The turbulent showdown between the Illyrian Emperor Diocletian and the martyrdom-hungry Christians in the early fourth century is one of many fascinating episodes in the history of the Romans which Beard excludes from her account by ending it in 212AD. Her logic for ending here is impeccable: this was when the Emperor Caracalla made every free inhabitant of the Roman Empire a Roman citizen, thus causing 30m individuals to “become legally Roman overnight.” Beard stresses the significance of the erasure of the millennium-long boundary between the rulers and the ruled—the completion of what she calls the Romans’ “citizenship project,” from which we can still learn, even though it subsequently failed and had always been fundamentally blemished by slavery.

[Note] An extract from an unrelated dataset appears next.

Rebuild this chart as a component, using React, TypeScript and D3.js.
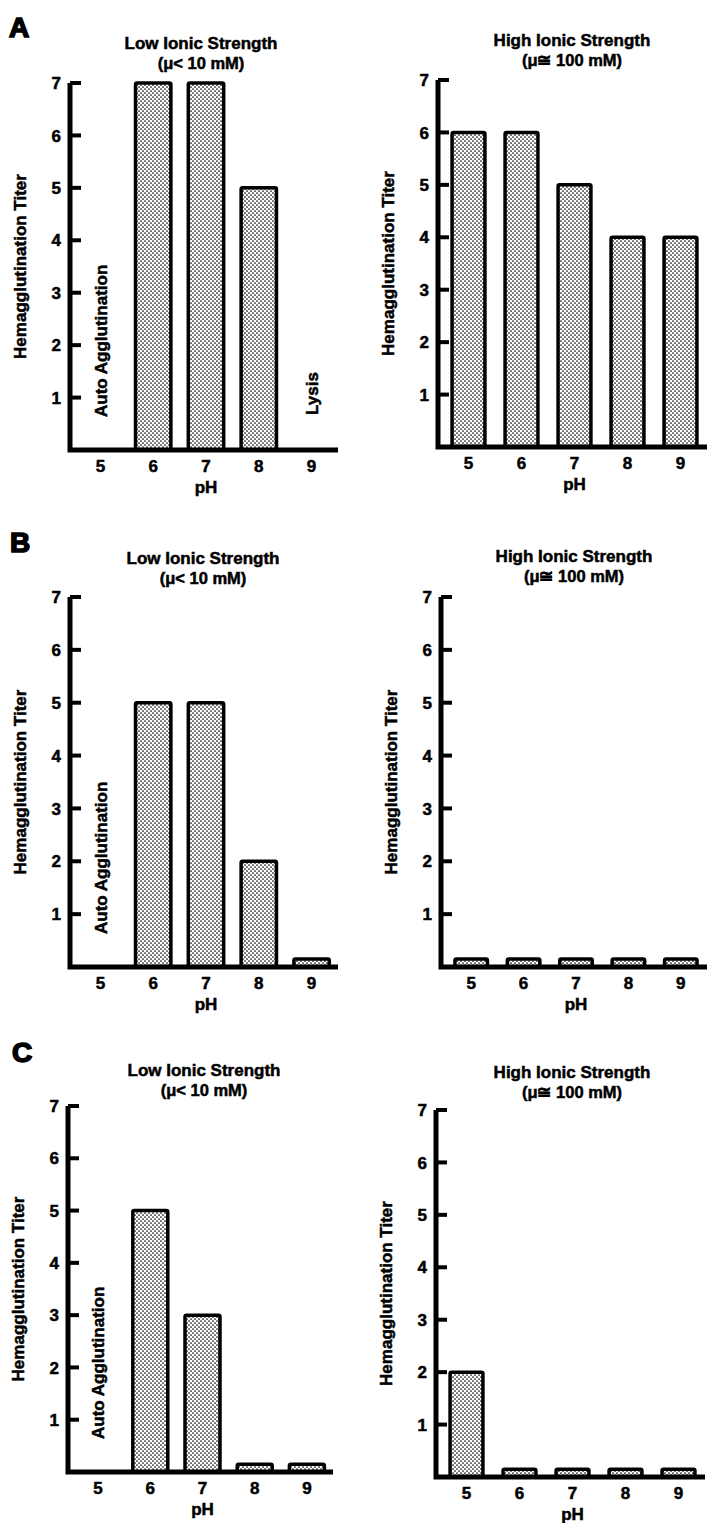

Besides the history of Rome as it continued in the third and fourth centuries CE, the element I most miss is an attempt to get inside the minds of the remarkable ancient Italians in terms of their philosophy and ethics. Beard writes well on priesthoods and public religion, but is not much interested in philosophy. Despite her fixation on Cicero, who wrote philosophical treatises, she offers less on the complex thought-world and extraordinary psychological strengths—self-control, resilience, acceptance of uncompromising discipline, fearlessness in the face of death, moral fortitude, high ideals and principles—which many members of this tough and soldierly people drew from their Stoic, Neoplatonic and Epicurean convictions. She is good on Virgil’s Aeneid as a political poem, but has little to say about the earliest surviving Roman epic, Lucretius’s inspirational work On the Nature of Things. I finished SPQR hoping that we will one day be treated to a Beard book on the inward contours of the Roman psyche.